As the industry buzzes with hopes of expanding the marketplace beyond core gamers, definitions come into play. At the MI6 Conference, one panel addressed the question of how you can reach gamers as the market fractures. Craig Relyea
, senior vice president of Global Marketing at Disney Interactive Studios began with a definition of terms. "Mainstream is interesting... I think it will change as our industry evolves," adding, "In this context, it means outside of the core audience." He doesn't think this is a discussion that the industry will be having in three to five years - just as movies and music today have market segments, but no 'core audience.' "It should really mean the broadest possible audience."
"As I see it, three key things have happened," noted 2K Games senior vice president of marketing, Sarah Anderson. With Nintendo DS and the Brain Age game, the Nintendo Wii, and the music games like Guitar Hero and Rock Band, "Games are cool again, and it's not just violence. I think there's something really great about that."
But it also presents challenges. Designers have to change the way they look at development, says Anderson. "It has to appeal to a wider audience as well." She cites a movie like Shrek that appeals to children, but also has jokes for the adults in the audience. "I think that's something that's really difficult to design."
Bob Picunko, the vice president of Game and Interactive Product at MTV Networks picks up the thread. "There's taking a core game, and turning it into a mainstream game by broadening the audience," he says, and then there are pod games for specific audiences. For example, Halo can be a mainstream game when enough people buy it, but that's different from a game that clings to its niche.
"How important is the core gamer still?" asked moderator John Davison from media company What We Like. He continued by noting that the industry always spoke of a need to grow core gamers. "Is that not the case?"
Disney's Relyea, who has been in the industry for 12 years, says the industry has been growing the whole time, in spite of itself. It's been selling more products to the same people. "We're talking about selling more products to more people," which he calls "the healthy thing to do as an industry."
The key to that, says MTV's Picunko is "finding the audience - and then more importantly, finding the appropriate way to communicate with that audience. This is part of the success of Rock Band. Whether you were a hard-core gamer, or a 16-year-old female, the right message was being targeted towards you."
Picunko shows a four-minute reel that shows how Rock Band was marketed through MTV's television networks, and each has a distinct flavor. For example, their country music channel took a different approach from VH1.
This is something which Picunko believes had a lot to do with the success of the title. "It became casual very quickly - which was great." And that success continues. "I think we've announced 6 million downloads."
"If you're in situations where you have a limited budget," says Relyea. "You have to make decisions about the budget."
He continues, "Do you need the core audience to buy into your audience? Is it still important?
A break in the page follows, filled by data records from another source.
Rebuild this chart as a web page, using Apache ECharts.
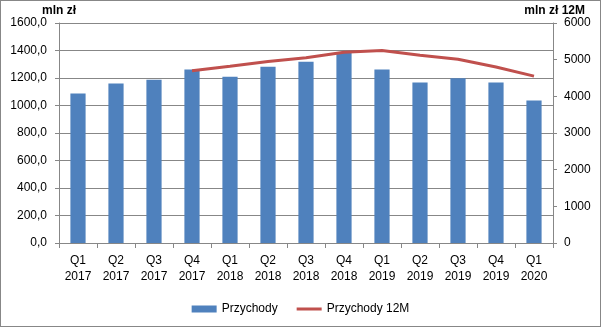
<!DOCTYPE html>
<html>
<head>
<meta charset="utf-8">
<script src="https://cdn.jsdelivr.net/npm/echarts@6/dist/echarts.min.js"></script>
<style>
html,body{margin:0;padding:0;background:#fff;}
#c{width:601px;height:327px;box-sizing:border-box;border:1px solid #878787;}
</style>
</head>
<body>
<div id="c"></div>
<script>
const categories = ['Q1\n2017','Q2\n2017','Q3\n2017','Q4\n2017','Q1\n2018','Q2\n2018','Q3\n2018','Q4\n2018','Q1\n2019','Q2\n2019','Q3\n2019','Q4\n2019','Q1\n2020'];
const przychody = [1087,1160,1188,1261,1210,1282,1318,1386,1261,1167,1198,1167,1037];
const przychody12M = ['-','-','-',4700,4820,4950,5050,5200,5250,5120,5010,4800,4550];
const leftTicks = {min:0,max:1600,interval:200};
const rightTicks = {min:0,max:6000,interval:1000};

const chart = echarts.init(document.getElementById('c'));
const font = 'Liberation Sans';
chart.setOption({
  animation:false,
  textStyle:{fontFamily:font},
  grid:{left:58,right:47,top:22,bottom:83,containLabel:false},
  legend:{
    bottom:6,left:'center',itemWidth:25,itemHeight:7,itemGap:19,
    textStyle:{fontFamily:font,fontSize:12,color:'#000'},
    data:[{name:'Przychody',icon:'rect'},{name:'Przychody 12M',icon:'path://M0,2 L25,2 L25,5 L0,5 Z M0,0 L0.01,0 M0,7 L0.01,7'}]
  },
  xAxis:{
    type:'category',data:categories,
    axisLine:{lineStyle:{color:'#878787'}},
    axisTick:{show:true,length:5,alignWithLabel:false,lineStyle:{color:'#878787'}},
    axisLabel:{color:'#000',fontSize:12,lineHeight:16,margin:10,fontFamily:font,interval:0}
  },
  yAxis:[{
    type:'value',min:leftTicks.min,max:leftTicks.max,interval:leftTicks.interval,
    name:'mln zł',nameLocation:'end',nameGap:4,
    nameTextStyle:{fontWeight:'bold',fontSize:12,color:'#000',align:'left',padding:[0,0,0,-17]},
    axisLine:{show:true,lineStyle:{color:'#878787'}},
    axisTick:{show:true,length:4,lineStyle:{color:'#878787'}},
    splitLine:{lineStyle:{color:'#878787'}},
    axisLabel:{color:'#000',fontSize:12,margin:12,formatter:v=>v.toFixed(1).replace('.',',')}
  },{
    type:'value',min:rightTicks.min,max:rightTicks.max,interval:rightTicks.interval,
    name:'mln zł 12M',nameLocation:'end',nameGap:4,
    nameTextStyle:{fontWeight:'bold',fontSize:12,color:'#000',align:'right',padding:[0,-32,0,0]},
    axisLine:{show:true,lineStyle:{color:'#878787'}},
    axisTick:{show:true,length:4,lineStyle:{color:'#878787'}},
    splitLine:{show:false},
    axisLabel:{color:'#000',fontSize:12,margin:11,formatter:v=>String(v)}
  }],
  series:[{
    name:'Przychody',type:'bar',data:przychody,barWidth:'40%',
    itemStyle:{color:'#4F81BD'}
  },{
    name:'Przychody 12M',type:'line',yAxisIndex:1,data:przychody12M,
    symbol:'none',lineStyle:{color:'#C0504D',width:3},itemStyle:{color:'#C0504D'}
  }]
});
</script>
</body>
</html>
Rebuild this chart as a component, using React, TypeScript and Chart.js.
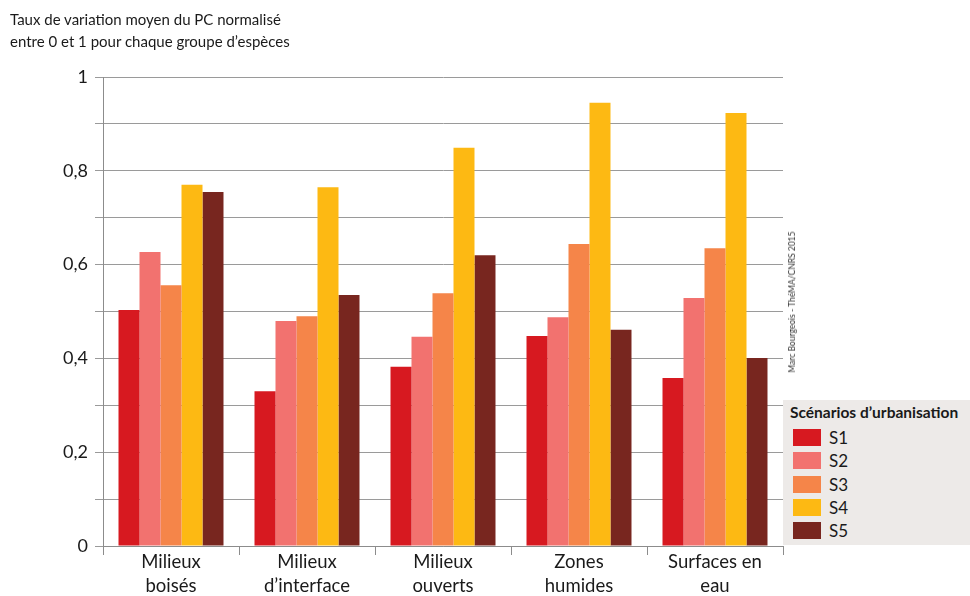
import React, { useEffect, useRef } from "react";
import { Chart, registerables } from "chart.js";

Chart.register(...registerables);

const categories: string[][] = [
  ["Milieux", "boisés"],
  ["Milieux", "d’interface"],
  ["Milieux", "ouverts"],
  ["Zones", "humides"],
  ["Surfaces en", "eau"],
];

const seriesNames = ["S1", "S2", "S3", "S4", "S5"];
const seriesColors = ["#D71920", "#F2726F", "#F58549", "#FDB913", "#78261F"];

const s1 = [0.503, 0.33, 0.382, 0.448, 0.358];
const s2 = [0.627, 0.48, 0.446, 0.488, 0.529];
const s3 = [0.556, 0.49, 0.539, 0.644, 0.635];
const s4 = [0.77, 0.765, 0.849, 0.945, 0.923];
const s5 = [0.755, 0.535, 0.62, 0.461, 0.401];
const seriesValues = [s1, s2, s3, s4, s5];

const yTickLabels: Record<string, string> = {
  "0": "0",
  "2": "0,2",
  "4": "0,4",
  "6": "0,6",
  "8": "0,8",
  "10": "1",
};

const titleLines = [
  "Taux de variation moyen du PC normalisé",
  "entre 0 et 1 pour chaque groupe d’espèces",
];
const legendTitle = "Scénarios d’urbanisation";
const credit = "Marc Bourgeois - ThéMA/CNRS 2015";

const FONT = "Lato, 'Open Sans', sans-serif";

export default function App() {
  const ref = useRef<HTMLCanvasElement | null>(null);

  useEffect(() => {
    if (!ref.current) return;
    const chart = new Chart(ref.current, {
      type: "bar",
      data: {
        labels: categories,
        datasets: seriesNames.map((name, i) => ({
          label: name,
          data: seriesValues[i],
          backgroundColor: seriesColors[i],
          borderWidth: 0,
          categoryPercentage: 0.772,
          barPercentage: 1,
        })),
      },
      options: {
        responsive: false,
        animation: false,
        devicePixelRatio: 1,
        layout: { padding: { left: 0, top: 77, right: 187, bottom: 0 } },
        plugins: {
          legend: { display: false },
          tooltip: { enabled: false },
          title: { display: false },
        },
        scales: {
          x: {
            offset: true,
            grid: {
              display: true,
              offset: true,
              drawOnChartArea: false,
              drawTicks: true,
              tickLength: 9,
              color: "#8c8c8c",
              lineWidth: 1,
            },
            border: { display: true, color: "#8c8c8c", width: 1 },
            ticks: {
              color: "#1a1a1a",
              font: { family: FONT, size: 18.5, lineHeight: 1.3 },
              padding: -5,
              maxRotation: 0,
              autoSkip: false,
            },
            afterFit: (scale: any) => {
              scale.height = 50;
            },
          },
          y: {
            min: 0,
            max: 1,
            grid: {
              color: "#9a9a9a",
              lineWidth: 1,
              drawTicks: true,
              tickLength: 8,
            },
            border: { display: true, color: "#8c8c8c", width: 1 },
            ticks: {
              stepSize: 0.1,
              color: "#1a1a1a",
              font: { family: FONT, size: 18 },
              padding: 7,
              callback: (v: any) => {
                const k = String(Math.round(Number(v) * 10));
                return yTickLabels[k] ?? "";
              },
            },
            afterFit: (scale: any) => {
              scale.width = 103;
            },
          },
        },
      },
    });
    return () => chart.destroy();
  }, []);

  return (
    <div
      style={{
        position: "fixed",
        left: 0,
        top: 0,
        width: 970,
        height: 596,
        background: "#ffffff",
        overflow: "hidden",
        fontFamily: FONT,
      }}
    >
      <canvas ref={ref} width={970} height={596} style={{ width: 970, height: 596, display: "block" }} />
      <div
        style={{
          position: "absolute",
          left: 10,
          top: 8,
          fontSize: 15,
          lineHeight: "22px",
          color: "#1a1a1a",
        }}
      >
        {titleLines.map((t, i) => (
          <div key={i}>{t}</div>
        ))}
      </div>
      <div
        style={{
          position: "absolute",
          left: 792,
          top: 302,
          transform: "translate(-50%, -50%) rotate(-90deg)",
          fontSize: 8.5,
          color: "#333",
          whiteSpace: "nowrap",
        }}
      >
        {credit}
      </div>
      <div
        style={{
          position: "absolute",
          left: 783,
          top: 400,
          width: 187,
          height: 145,
          background: "#EDEAE8",
        }}
      >
        <div
          style={{
            position: "absolute",
            left: 7,
            top: 3,
            fontSize: 15.5,
            fontWeight: 700,
            color: "#1a1a1a",
            whiteSpace: "nowrap",
          }}
        >
          {legendTitle}
        </div>
        {seriesNames.map((n, i) => (
          <div
            key={n}
            style={{
              position: "absolute",
              left: 10,
              top: 29 + i * 23.3,
              height: 17,
              display: "flex",
              alignItems: "center",
            }}
          >
            <div style={{ width: 28, height: 17, background: seriesColors[i] }} />
            <div style={{ marginLeft: 8, fontSize: 17, color: "#1a1a1a" }}>{n}</div>
          </div>
        ))}
      </div>
    </div>
  );
}
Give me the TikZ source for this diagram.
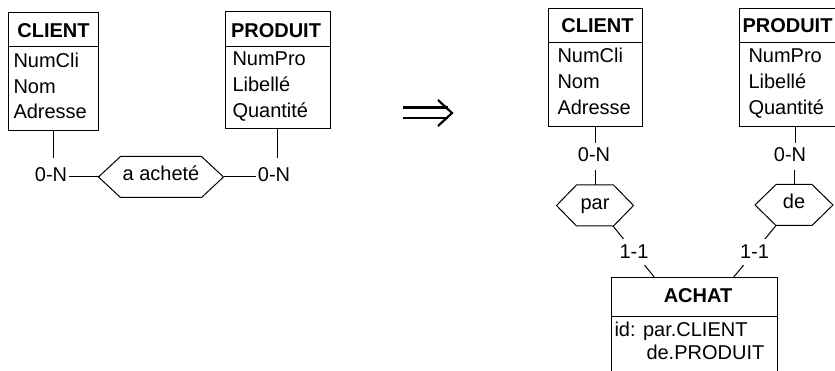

If it is, then you can't ignore them." He notes with a Hannah Montana game, chances are slim that core gamers are the right spend. "We weren't going to spend our dollars on reaching the core," Relyea concludes - which meant that Disney had to market the platform to people who might not have been gamers. "Hannah Montana didn't have gameplay clips, it showed the whole experience."
2K's Anderson says, "I think it will be interesting as great designers...as they're looking at casual gamers." It will be curious to see how that evolves over the next year or so. "And what's the gateway? Are they going to become a core gamer or not? Are they just going to buy songs?" She believes that when you have a limited budget you still have to go after "the core audience for it to spread."
Picunko gives the example of going to a friend's house, getting your butt kicked at Wii tennis, and wanting to buy a system so you can practice for a rematch. This is the reason MTV launched Rock Band three days before the Thanksgiving holiday. "Retail did not like that," he jokes. "I do not recommend that." The end result, concludes Picunko, is that the gamers brought Rock Band into their homes, and over that weekend, sold it for the company.
Anderson also cites a recent consumer survey she conducted. 2K asked gamers what they wanted. The top answer was Fun. "I've never seen that before," Anderson says. Previously, the top answers have been "Graphics and Realism." Those were there, but were now two and three. After pulling the answers from Wii gamers, it was still true for PS3 and 360 gamers.
"I feel like this is a time-warp conversation," says Relyea. He once again mentions movies, adding "I'm sure they talked about the core movie audience. At some point, everyone in some fashion...everyone will be involved in interactive entertainment somehow."